Imagine a real-valued, discrete-time signal $h[n]$ with $N$ samples and a sampling period of $T_s = 1/f_s$. We know that the DFT of the signal $H[k]$ is conjugate symmetric because the signal is real-valued:

$H[N-k] = H^*[k], k=1,..,N-1$ and $H[0] \in R$

Now you want to apply a fractional delay $\tau [s]$ (i.e., any real-valued delay, not limited to an integer times the sampling period) in the frequency-domain:

$H_{\tau}[k] = e^{-\frac{j2 \pi k}{N}f_s\tau}H[k]$

Now verify symmetry again:

$H_{\tau}[N-k] = e^{-\frac{j2 \pi (N-k)}{N}f_s \tau}H[k] = e^{-j2 \pi f_s \tau}e^{+\frac{j2 \pi k}{N}f_s\tau}H[k]$

which means that the symmetry will only hold for $f_s \tau \in Z$ (i.e., the delay should be an integer times the sampling period). This also implies that the inverse DFT of my delayed spectrum will not be real-valued anymore, which actually makes no sense.

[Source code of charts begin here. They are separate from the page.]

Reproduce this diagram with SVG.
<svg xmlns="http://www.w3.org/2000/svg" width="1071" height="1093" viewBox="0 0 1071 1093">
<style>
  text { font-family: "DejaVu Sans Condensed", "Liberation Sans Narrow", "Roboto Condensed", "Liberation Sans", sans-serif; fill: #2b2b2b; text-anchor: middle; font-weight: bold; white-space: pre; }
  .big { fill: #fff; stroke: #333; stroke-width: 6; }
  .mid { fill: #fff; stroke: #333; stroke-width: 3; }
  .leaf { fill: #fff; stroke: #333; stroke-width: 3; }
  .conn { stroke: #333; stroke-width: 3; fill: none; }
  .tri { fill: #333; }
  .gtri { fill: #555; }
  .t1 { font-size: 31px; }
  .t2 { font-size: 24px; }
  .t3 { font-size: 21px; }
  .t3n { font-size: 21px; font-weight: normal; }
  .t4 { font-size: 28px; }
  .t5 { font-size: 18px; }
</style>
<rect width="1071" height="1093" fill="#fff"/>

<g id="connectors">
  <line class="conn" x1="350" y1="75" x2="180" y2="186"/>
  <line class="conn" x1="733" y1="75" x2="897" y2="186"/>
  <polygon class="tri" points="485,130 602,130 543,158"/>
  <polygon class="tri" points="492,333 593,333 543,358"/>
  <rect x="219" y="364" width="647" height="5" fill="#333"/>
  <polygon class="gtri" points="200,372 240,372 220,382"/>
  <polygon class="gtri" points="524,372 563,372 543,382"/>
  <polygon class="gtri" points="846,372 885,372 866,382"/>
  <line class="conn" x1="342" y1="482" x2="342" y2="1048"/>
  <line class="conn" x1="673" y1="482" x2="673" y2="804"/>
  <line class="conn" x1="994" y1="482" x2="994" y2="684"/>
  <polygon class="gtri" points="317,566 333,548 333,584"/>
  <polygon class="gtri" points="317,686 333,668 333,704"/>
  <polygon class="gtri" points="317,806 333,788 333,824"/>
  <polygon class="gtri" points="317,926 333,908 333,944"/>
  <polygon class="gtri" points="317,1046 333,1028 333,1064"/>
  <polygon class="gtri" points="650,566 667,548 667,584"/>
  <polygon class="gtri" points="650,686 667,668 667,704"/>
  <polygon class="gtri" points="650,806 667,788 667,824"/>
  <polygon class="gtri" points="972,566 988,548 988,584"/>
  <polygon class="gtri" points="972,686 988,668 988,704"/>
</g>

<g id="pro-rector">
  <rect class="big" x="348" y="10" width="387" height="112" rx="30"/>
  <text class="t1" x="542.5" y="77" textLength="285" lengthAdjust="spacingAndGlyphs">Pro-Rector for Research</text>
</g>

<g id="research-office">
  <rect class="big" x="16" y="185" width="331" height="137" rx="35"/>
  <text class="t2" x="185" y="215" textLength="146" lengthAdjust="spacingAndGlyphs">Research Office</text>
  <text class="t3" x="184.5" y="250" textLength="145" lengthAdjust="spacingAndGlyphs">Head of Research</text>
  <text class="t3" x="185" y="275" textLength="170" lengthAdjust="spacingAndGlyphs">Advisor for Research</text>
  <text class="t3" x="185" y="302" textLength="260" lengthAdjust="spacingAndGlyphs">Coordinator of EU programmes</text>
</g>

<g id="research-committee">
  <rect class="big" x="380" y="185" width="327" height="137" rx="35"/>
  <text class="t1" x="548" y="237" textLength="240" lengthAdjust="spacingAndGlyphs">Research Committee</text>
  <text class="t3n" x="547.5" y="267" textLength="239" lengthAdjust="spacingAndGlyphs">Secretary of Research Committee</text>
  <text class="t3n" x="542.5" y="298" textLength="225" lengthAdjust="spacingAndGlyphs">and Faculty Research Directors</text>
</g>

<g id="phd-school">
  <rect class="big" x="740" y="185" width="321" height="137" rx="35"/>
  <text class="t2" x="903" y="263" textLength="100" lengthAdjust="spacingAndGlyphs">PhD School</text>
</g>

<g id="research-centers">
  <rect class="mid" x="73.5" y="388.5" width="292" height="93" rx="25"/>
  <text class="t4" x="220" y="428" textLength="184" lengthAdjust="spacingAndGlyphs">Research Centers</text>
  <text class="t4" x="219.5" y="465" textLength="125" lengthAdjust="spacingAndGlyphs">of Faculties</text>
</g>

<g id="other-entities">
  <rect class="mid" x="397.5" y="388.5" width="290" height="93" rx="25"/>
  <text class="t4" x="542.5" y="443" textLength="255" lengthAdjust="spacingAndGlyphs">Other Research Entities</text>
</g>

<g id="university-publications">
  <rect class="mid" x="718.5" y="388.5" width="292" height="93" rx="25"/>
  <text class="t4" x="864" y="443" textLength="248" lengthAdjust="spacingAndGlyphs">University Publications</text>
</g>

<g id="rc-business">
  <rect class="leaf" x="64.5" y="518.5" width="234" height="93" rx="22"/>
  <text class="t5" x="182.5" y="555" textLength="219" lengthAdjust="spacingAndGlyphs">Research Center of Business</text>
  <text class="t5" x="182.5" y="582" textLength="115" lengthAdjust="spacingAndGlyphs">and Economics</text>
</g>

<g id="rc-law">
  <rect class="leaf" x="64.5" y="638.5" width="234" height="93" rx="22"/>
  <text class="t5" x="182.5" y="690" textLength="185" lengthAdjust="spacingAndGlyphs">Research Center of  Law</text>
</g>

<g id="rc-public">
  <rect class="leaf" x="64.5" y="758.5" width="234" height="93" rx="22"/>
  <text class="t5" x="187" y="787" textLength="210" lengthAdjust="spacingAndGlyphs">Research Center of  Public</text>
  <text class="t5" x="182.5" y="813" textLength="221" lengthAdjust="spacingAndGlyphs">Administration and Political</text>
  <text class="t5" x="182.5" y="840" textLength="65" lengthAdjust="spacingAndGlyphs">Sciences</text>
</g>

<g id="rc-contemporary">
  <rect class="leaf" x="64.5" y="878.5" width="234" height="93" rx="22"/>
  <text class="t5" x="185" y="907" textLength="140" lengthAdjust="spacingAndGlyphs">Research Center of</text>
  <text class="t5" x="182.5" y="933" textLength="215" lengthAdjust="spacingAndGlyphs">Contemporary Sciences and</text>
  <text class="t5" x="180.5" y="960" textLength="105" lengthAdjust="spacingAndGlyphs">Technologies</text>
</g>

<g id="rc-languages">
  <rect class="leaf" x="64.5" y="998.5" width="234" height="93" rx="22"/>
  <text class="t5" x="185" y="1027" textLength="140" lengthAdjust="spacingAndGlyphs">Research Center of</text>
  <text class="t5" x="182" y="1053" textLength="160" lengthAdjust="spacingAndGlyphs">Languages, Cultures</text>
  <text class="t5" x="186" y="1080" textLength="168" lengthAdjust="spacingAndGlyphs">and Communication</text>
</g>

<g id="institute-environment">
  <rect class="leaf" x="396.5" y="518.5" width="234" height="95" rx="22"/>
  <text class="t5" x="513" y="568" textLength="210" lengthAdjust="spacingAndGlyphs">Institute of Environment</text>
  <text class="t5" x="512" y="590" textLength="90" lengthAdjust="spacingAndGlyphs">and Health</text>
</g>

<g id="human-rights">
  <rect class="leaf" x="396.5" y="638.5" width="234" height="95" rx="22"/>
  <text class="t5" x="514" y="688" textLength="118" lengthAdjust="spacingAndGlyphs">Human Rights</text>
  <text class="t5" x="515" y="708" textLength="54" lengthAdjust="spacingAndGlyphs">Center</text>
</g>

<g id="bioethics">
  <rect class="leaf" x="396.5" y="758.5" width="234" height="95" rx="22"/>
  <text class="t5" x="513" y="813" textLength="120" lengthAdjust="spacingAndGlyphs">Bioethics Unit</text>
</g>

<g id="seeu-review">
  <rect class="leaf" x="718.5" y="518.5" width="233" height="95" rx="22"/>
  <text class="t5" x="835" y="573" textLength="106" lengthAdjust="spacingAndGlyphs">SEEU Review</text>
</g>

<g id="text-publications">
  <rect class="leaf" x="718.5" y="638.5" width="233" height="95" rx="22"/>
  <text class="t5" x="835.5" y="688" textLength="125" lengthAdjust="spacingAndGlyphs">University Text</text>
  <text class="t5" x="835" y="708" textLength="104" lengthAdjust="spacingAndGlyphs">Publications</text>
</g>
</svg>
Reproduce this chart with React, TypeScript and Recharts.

Therefore, my question is whether there's a straightforward way to apply a fractional delay in the frequency domain.

One way I can come up with is to apply the delay on one side of the spectrum, and then impose symmetry; however, this does not seem to yield the desired signal.

Another way is to multiply with the DFT of a fractionally delayed sinc-function, but then I am actually using a time-domain technique. Because the DFT of a sinc-function is actually a rectangular window, and delaying this sinc-function results in a phase shift in the frequency domain as described above, I understand that this way is some small correction to the first-described method which resulted in a complex-valued signal. However, I do not see what this small correction actually is in the frequency-domain, such that this technique does end up with a real-valued signal.

A third way I came up with is to do a DTFT instead of a DFT, apply the delay, and then sample this DTFT to end up with a DFT. However, I do not see how this works numerically.